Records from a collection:
──────
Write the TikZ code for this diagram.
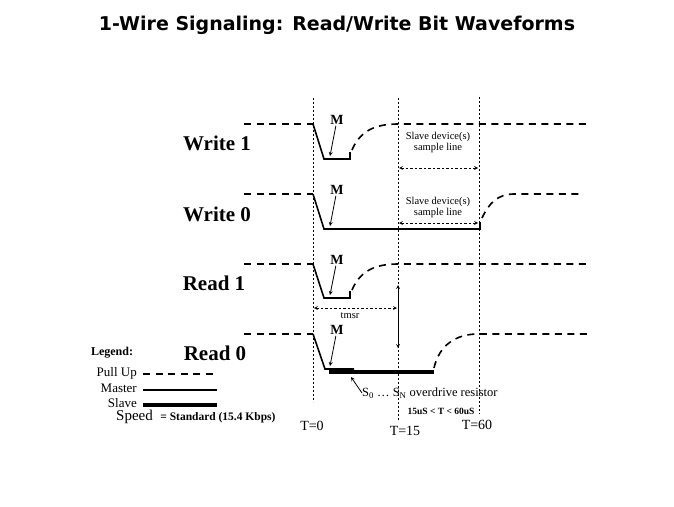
\documentclass[tikz,border=0pt]{standalone}
\usepackage{fontspec}
\setmainfont{Liberation Serif}
\newfontfamily\headfont{DejaVu Sans}
\usetikzlibrary{arrows}

\tikzset{
    pullup/.style={line width=1.6pt, dash pattern=on 7pt off 5.5pt},
    master/.style={line width=1.6pt},
    slave/.style={line width=4pt},
    timeline/.style={line width=0.6pt, dash pattern=on 2pt off 2pt},
    span/.style={<->, >=stealth, line width=0.7pt, dash pattern=on 2.5pt off 2pt},
    pointer/.style={->, >=stealth, line width=0.8pt},
    rowlabel/.style={font=\fontsize{21}{24}\selectfont\bfseries, inner sep=0pt},
    mlabel/.style={font=\fontsize{14}{15}\selectfont\bfseries, inner sep=1pt},
    note/.style={font=\fontsize{10.5}{11}\selectfont, align=center, inner sep=0pt},
    tlabel/.style={font=\fontsize{14}{16}\selectfont, inner sep=0pt},
    legendtext/.style={font=\fontsize{13}{15}\selectfont, anchor=east, inner sep=0pt}
}

\begin{document}
\begin{tikzpicture}[x=1pt, y=-1pt]
    \useasboundingbox (0,0) rectangle (674,506);

    \node[font=\headfont\bfseries\fontsize{19}{22}\selectfont] (title) at (337,25) {1-Wire Signaling: Read/Write Bit Waveforms};

    % time markers
    \coordinate (t0 top) at (313,98);
    \coordinate (t0 bot) at (313,402);
    \coordinate (t15 top) at (398,98);
    \coordinate (t15 bot) at (398,420);
    \coordinate (t60 top) at (479,97);
    \coordinate (t60 bot) at (479,414);
    \draw[timeline] (t0 top)--(t0 bot);
    \draw[timeline] (t15 top)--(t15 bot);
    \draw[timeline] (t60 top)--(t60 bot);
    \node[tlabel] (t0) at (312,426) {T=0};
    \node[tlabel] (t15) at (405,431) {T=15};
    \node[tlabel] (t60) at (477,425) {T=60};

    % row labels
    \node[rowlabel] (write 1) at (217,143) {Write 1};
    \node[rowlabel] (write 0) at (217,214) {Write 0};
    \node[rowlabel] (read 1) at (214,283) {Read 1};
    \node[rowlabel] (read 0) at (215,353) {Read 0};

    % Write 1
    \draw[pullup] (244,124)--(313,124);
    \draw[master] (313,124)--(324,159)--(350,159)--(350,152);
    \draw[pullup] (352,150) .. controls (360,131) and (375,124) .. (398,124)--(590,124);
    \node[mlabel] (m w1) at (337,120) {M};
    \coordinate (m w1 tip) at (330,156);
    \draw[pointer] (m w1)--(m w1 tip);
    \node[note] (sample w1) at (438,142) {Slave device(s)\\sample line};
    \coordinate (span w1 a) at (399,168);
    \coordinate (span w1 b) at (478,168);
    \draw[span] (span w1 a)--(span w1 b);

    % Write 0
    \draw[pullup] (244,194)--(313,194);
    \draw[master] (313,194)--(324,229)--(480,229)--(480,222);
    \draw[pullup] (482,218) .. controls (489,203) and (498,194) .. (514,194)--(580,194);
    \node[mlabel] (m w0) at (337,190) {M};
    \coordinate (m w0 tip) at (330,226);
    \draw[pointer] (m w0)--(m w0 tip);
    \node[note] (sample w0) at (438,207) {Slave device(s)\\sample line};
    \coordinate (span w0 a) at (399,223);
    \coordinate (span w0 b) at (478,223);
    \draw[span] (span w0 a)--(span w0 b);

    % Read 1
    \draw[pullup] (244,264)--(313,264);
    \draw[master] (313,264)--(324,298)--(350,298)--(350,291);
    \draw[pullup] (352,290) .. controls (360,271) and (375,264) .. (398,264)--(590,264);
    \node[mlabel] (m r1) at (337,260) {M};
    \coordinate (m r1 tip) at (330,295);
    \draw[pointer] (m r1)--(m r1 tip);
    \coordinate (tmsr a) at (314,308);
    \coordinate (tmsr b) at (397,308);
    \draw[span] (tmsr a)--(tmsr b);
    \node[note] (tmsr) at (350,316) {tmsr};
    \coordinate (sample up) at (398,285);
    \coordinate (sample dn) at (398,348);
    \draw[<->, >=stealth, line width=0.8pt] (sample up)--(sample dn);

    % Read 0
    \draw[pullup] (244,334)--(313,334);
    \draw[master] (313,334)--(325,369)--(354,369);
    \draw[slave] (329,372)--(434,372);
    \draw[pullup] (434,368) .. controls (439,346) and (455,334) .. (478,334)--(590,334);
    \node[mlabel] (m r0) at (337,330) {M};
    \coordinate (m r0 tip) at (330,366);
    \draw[pointer] (m r0)--(m r0 tip);
    \node[font=\fontsize{12.5}{14}\selectfont, anchor=west, inner sep=0pt] (odr) at (362,393) {S\textsubscript{0} … S\textsubscript{N} overdrive resistor};
    \coordinate (odr tip) at (351,377);
    \draw[pointer] (odr.west)--(odr tip);
    \node[font=\fontsize{9.5}{11}\selectfont\bfseries, inner sep=0pt] (window) at (441,411) {15uS < T < 60uS};

    % legend
    \node[font=\fontsize{12}{14}\selectfont\bfseries, inner sep=0pt] (legend) at (112,353) {Legend:};
    \node[legendtext] (pull up) at (137,373) {Pull Up};
    \node[legendtext] (master) at (137,388) {Master};
    \node[legendtext] (slave) at (137,403) {Slave};
    \coordinate (pull up end) at (215,374);
    \coordinate (master end) at (217,390);
    \coordinate (slave end) at (217,405);
    \draw[pullup] ([xshift=6pt]pull up.east |- pull up end)--(pull up end);
    \draw[master] ([xshift=6pt]master.east |- master end)--(master end);
    \draw[slave] ([xshift=6pt]slave.east |- slave end)--(slave end);
    \node[anchor=west, inner sep=0pt] (speed) at (116,417) {\fontsize{15}{17}\selectfont Speed\ \ {\fontsize{11.5}{14}\selectfont\bfseries = Standard (15.4 Kbps)}};
\end{tikzpicture}
\end{document}
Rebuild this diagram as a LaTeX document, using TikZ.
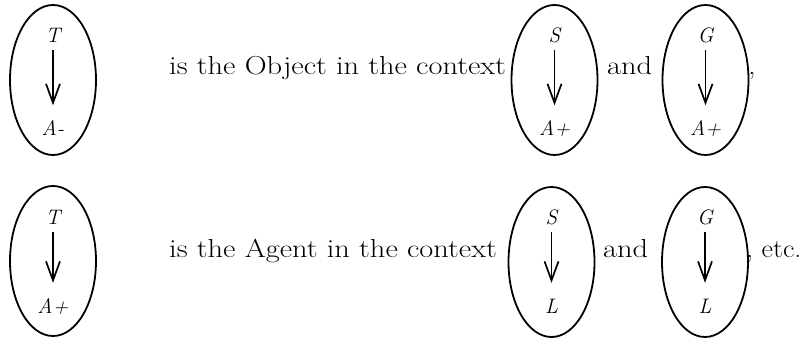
──────
What to produce: Except for the pictures, copy the material above exactly.

Answer to the task:
Write the TikZ code for this diagram.
\documentclass[tikz,border=0pt]{standalone}
\usepackage{fontspec}
\setmainfont{Liberation Serif}
\newfontfamily\headfont{DejaVu Sans}
\usetikzlibrary{arrows}

\tikzset{
    pullup/.style={line width=1.6pt, dash pattern=on 7pt off 5.5pt},
    master/.style={line width=1.6pt},
    slave/.style={line width=4pt},
    timeline/.style={line width=0.6pt, dash pattern=on 2pt off 2pt},
    span/.style={<->, >=stealth, line width=0.7pt, dash pattern=on 2.5pt off 2pt},
    pointer/.style={->, >=stealth, line width=0.8pt},
    rowlabel/.style={font=\fontsize{21}{24}\selectfont\bfseries, inner sep=0pt},
    mlabel/.style={font=\fontsize{14}{15}\selectfont\bfseries, inner sep=1pt},
    note/.style={font=\fontsize{10.5}{11}\selectfont, align=center, inner sep=0pt},
    tlabel/.style={font=\fontsize{14}{16}\selectfont, inner sep=0pt},
    legendtext/.style={font=\fontsize{13}{15}\selectfont, anchor=east, inner sep=0pt}
}

\begin{document}
\begin{tikzpicture}[x=1pt, y=-1pt]
    \useasboundingbox (0,0) rectangle (674,506);

    \node[font=\headfont\bfseries\fontsize{19}{22}\selectfont] (title) at (337,25) {1-Wire Signaling: Read/Write Bit Waveforms};

    % time markers
    \coordinate (t0 top) at (313,98);
    \coordinate (t0 bot) at (313,402);
    \coordinate (t15 top) at (398,98);
    \coordinate (t15 bot) at (398,420);
    \coordinate (t60 top) at (479,97);
    \coordinate (t60 bot) at (479,414);
    \draw[timeline] (t0 top)--(t0 bot);
    \draw[timeline] (t15 top)--(t15 bot);
    \draw[timeline] (t60 top)--(t60 bot);
    \node[tlabel] (t0) at (312,426) {T=0};
    \node[tlabel] (t15) at (405,431) {T=15};
    \node[tlabel] (t60) at (477,425) {T=60};

    % row labels
    \node[rowlabel] (write 1) at (217,143) {Write 1};
    \node[rowlabel] (write 0) at (217,214) {Write 0};
    \node[rowlabel] (read 1) at (214,283) {Read 1};
    \node[rowlabel] (read 0) at (215,353) {Read 0};

    % Write 1
    \draw[pullup] (244,124)--(313,124);
    \draw[master] (313,124)--(324,159)--(350,159)--(350,152);
    \draw[pullup] (352,150) .. controls (360,131) and (375,124) .. (398,124)--(590,124);
    \node[mlabel] (m w1) at (337,120) {M};
    \coordinate (m w1 tip) at (330,156);
    \draw[pointer] (m w1)--(m w1 tip);
    \node[note] (sample w1) at (438,142) {Slave device(s)\\sample line};
    \coordinate (span w1 a) at (399,168);
    \coordinate (span w1 b) at (478,168);
    \draw[span] (span w1 a)--(span w1 b);

    % Write 0
    \draw[pullup] (244,194)--(313,194);
    \draw[master] (313,194)--(324,229)--(480,229)--(480,222);
    \draw[pullup] (482,218) .. controls (489,203) and (498,194) .. (514,194)--(580,194);
    \node[mlabel] (m w0) at (337,190) {M};
    \coordinate (m w0 tip) at (330,226);
    \draw[pointer] (m w0)--(m w0 tip);
    \node[note] (sample w0) at (438,207) {Slave device(s)\\sample line};
    \coordinate (span w0 a) at (399,223);
    \coordinate (span w0 b) at (478,223);
    \draw[span] (span w0 a)--(span w0 b);

    % Read 1
    \draw[pullup] (244,264)--(313,264);
    \draw[master] (313,264)--(324,298)--(350,298)--(350,291);
    \draw[pullup] (352,290) .. controls (360,271) and (375,264) .. (398,264)--(590,264);
    \node[mlabel] (m r1) at (337,260) {M};
    \coordinate (m r1 tip) at (330,295);
    \draw[pointer] (m r1)--(m r1 tip);
    \coordinate (tmsr a) at (314,308);
    \coordinate (tmsr b) at (397,308);
    \draw[span] (tmsr a)--(tmsr b);
    \node[note] (tmsr) at (350,316) {tmsr};
    \coordinate (sample up) at (398,285);
    \coordinate (sample dn) at (398,348);
    \draw[<->, >=stealth, line width=0.8pt] (sample up)--(sample dn);

    % Read 0
    \draw[pullup] (244,334)--(313,334);
    \draw[master] (313,334)--(325,369)--(354,369);
    \draw[slave] (329,372)--(434,372);
    \draw[pullup] (434,368) .. controls (439,346) and (455,334) .. (478,334)--(590,334);
    \node[mlabel] (m r0) at (337,330) {M};
    \coordinate (m r0 tip) at (330,366);
    \draw[pointer] (m r0)--(m r0 tip);
    \node[font=\fontsize{12.5}{14}\selectfont, anchor=west, inner sep=0pt] (odr) at (362,393) {S\textsubscript{0} … S\textsubscript{N} overdrive resistor};
    \coordinate (odr tip) at (351,377);
    \draw[pointer] (odr.west)--(odr tip);
    \node[font=\fontsize{9.5}{11}\selectfont\bfseries, inner sep=0pt] (window) at (441,411) {15uS < T < 60uS};

    % legend
    \node[font=\fontsize{12}{14}\selectfont\bfseries, inner sep=0pt] (legend) at (112,353) {Legend:};
    \node[legendtext] (pull up) at (137,373) {Pull Up};
    \node[legendtext] (master) at (137,388) {Master};
    \node[legendtext] (slave) at (137,403) {Slave};
    \coordinate (pull up end) at (215,374);
    \coordinate (master end) at (217,390);
    \coordinate (slave end) at (217,405);
    \draw[pullup] ([xshift=6pt]pull up.east |- pull up end)--(pull up end);
    \draw[master] ([xshift=6pt]master.east |- master end)--(master end);
    \draw[slave] ([xshift=6pt]slave.east |- slave end)--(slave end);
    \node[anchor=west, inner sep=0pt] (speed) at (116,417) {\fontsize{15}{17}\selectfont Speed\ \ {\fontsize{11.5}{14}\selectfont\bfseries = Standard (15.4 Kbps)}};
\end{tikzpicture}
\end{document}
Rebuild this diagram as a LaTeX document, using TikZ.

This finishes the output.